Search code examples
postgresqlsql-updatejsonb

Convert jsonb comma separated values into a json object using a psql script


I have a table in postgresql that has two columns:

               Table "schemaname.tablename"
 Column |       Type        | Collation | Nullable | Default
--------+-------------------+-----------+----------+---------
 _key   | character varying |           | not null |
 value  | jsonb             |           |          |
Indexes:
    "tablename_pkey" PRIMARY KEY, btree (_key)

and I'd like to convert a nested property value of the jsonb that looks like this:

{
    "somekey": "[k1=v1, k2=v2, k3=v2]",
}

into this:

{
    "somekey":  [
        "java.util.LinkedHashMap",
        {
            "k1": "v1",
            "k2": "v2",
            "k3": "v3"
        }
    ]
}

I've managed to parse the comma separted string into an array of strings but aside from having to still apply another split on '=' I don't really know how to do the actual UPDATE on all rows of the table and generate the proper jsonb value for "somekey" key.

select regexp_split_to_array(RTRIM(LTRIM(value->>'somekey','['),']'),',') from schemaname.tablename;

Any ideas?


Solution

  • Try this one (self-contained test data):

    WITH tablename (_key, value) AS (
        VALUES
            ('test', '{"somekey":"[k1=v1, k2=v2, k3=v2]"}'::jsonb),
            ('second', '{"somekey":"[no one=wants to, see=me, with garbage]"}'::jsonb),
            ('third', '{"somekey":"[some,key=with a = in it''s value, some=more here]"}'::jsonb)
        )
    SELECT
        tab._key,
        jsonb_insert(
            '{"somekey":["java.util.LinkedHashMap"]}', -- basic JSON structure
            '{somekey,0}', -- path to insert after
            jsonb_object( -- create a JSONB object on-the-fly from the key-value array
                array_agg(key_values) -- aggregate all key-value rows into one array
            ),
            true -- we want to insert after the matching element, not before it
        ) AS json_transformed
    FROM
        tablename AS tab,
        -- the following is an implicit LATERAL join (function based on eahc row for previous table)
        regexp_matches( -- produces multiple rows
            btrim(tab.value->>'somekey', '[]'), -- as you started with
            '(\w[^=]*)=([^,]*)', -- define regular expression groups for keys and values
            'g' -- we want all key-value sets
        ) AS key_values
    GROUP BY 1
    ;
    

    ...resulting in:

      _key  |                                           json_transformed                                            
    --------+-------------------------------------------------------------------------------------------------------
     second | {"somekey": ["java.util.LinkedHashMap", {"see": "me", "no one": "wants to"}]}
     third  | {"somekey": ["java.util.LinkedHashMap", {"some": "more here", "some,key": "with a = in it's value"}]}
     test   | {"somekey": ["java.util.LinkedHashMap", {"k1": "v1", "k2": "v2", "k3": "v2"}]}
    (3 rows)
    

    I hope the inline comments explain how it works in enough detail.

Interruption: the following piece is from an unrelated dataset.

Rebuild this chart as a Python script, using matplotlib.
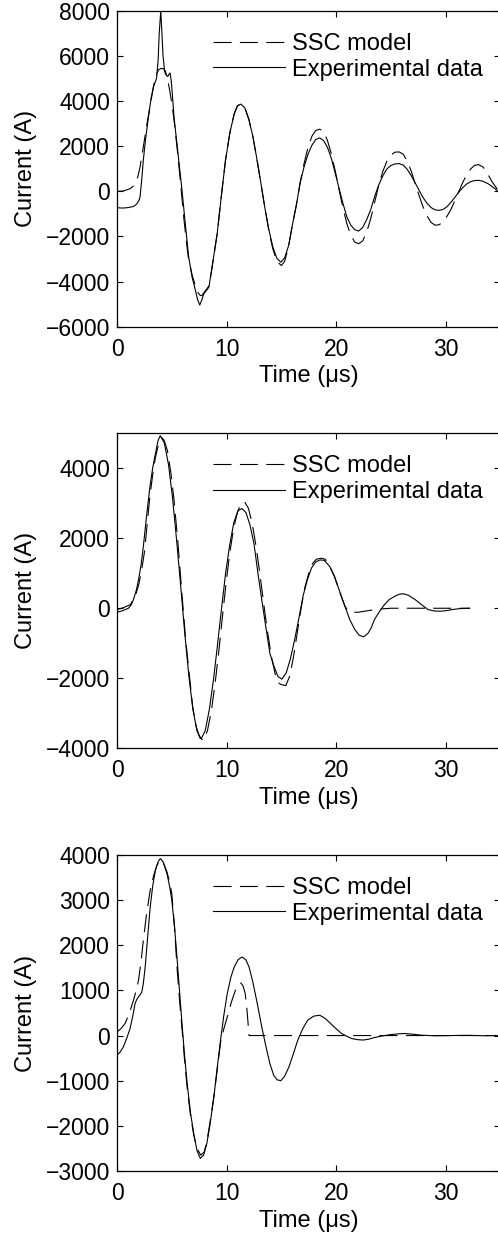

    Without requiring aggregate/group by:

    The following requires no grouping as we don't need aggregate function array_agg, but are a little bit less strict on the key-value format and will break a query easily because of some data (the previous variant will just drop some key-value):

    WITH tablename (_key, value) AS (
        VALUES
            ('test', '{"somekey":"[k1=v1, k2=v2, k3=v2]"}'::jsonb),
            ('second', '{"somekey":"[no one=wants to, see=me, with garbage]"}'::jsonb)
        )
    SELECT
        _key,
        jsonb_insert(
            '{"somekey":["java.util.LinkedHashMap"]}', -- basic JSON structure
            '{somekey,0}', -- path to insert after
            jsonb_object( -- create a JSONB object on-the-fly from the key-value array
                key_values -- take the keys + values as split using the function
            ),
            true -- we want to insert after the matching element, not before it
        ) AS json_transformed
    FROM
        tablename AS tab,
        -- the following is an implicit LATERAL join (function based on eahc row for previous table)
        regexp_split_to_array( -- produces an array or keys and values: [k, v, k, v, ...]
            btrim(tab.value->>'somekey', '[]'), -- as you started with
            '(=|,\s*)' -- regex to match both separators
        ) AS key_values
    ;
    

    ...results into:

      _key  |                                json_transformed                                
    --------+--------------------------------------------------------------------------------
     test   | {"somekey": ["java.util.LinkedHashMap", {"k1": "v1", "k2": "v2", "k3": "v2"}]}
     second | {"somekey": ["java.util.LinkedHashMap", {"see": "me", "no one": "wants to"}]}
    (2 rows)
    

    Feeding it with garbage (as in the "second" row before) or with an = character in the value (as in the "third" row before) would result in the following error here:

    ERROR:  array must have even number of elements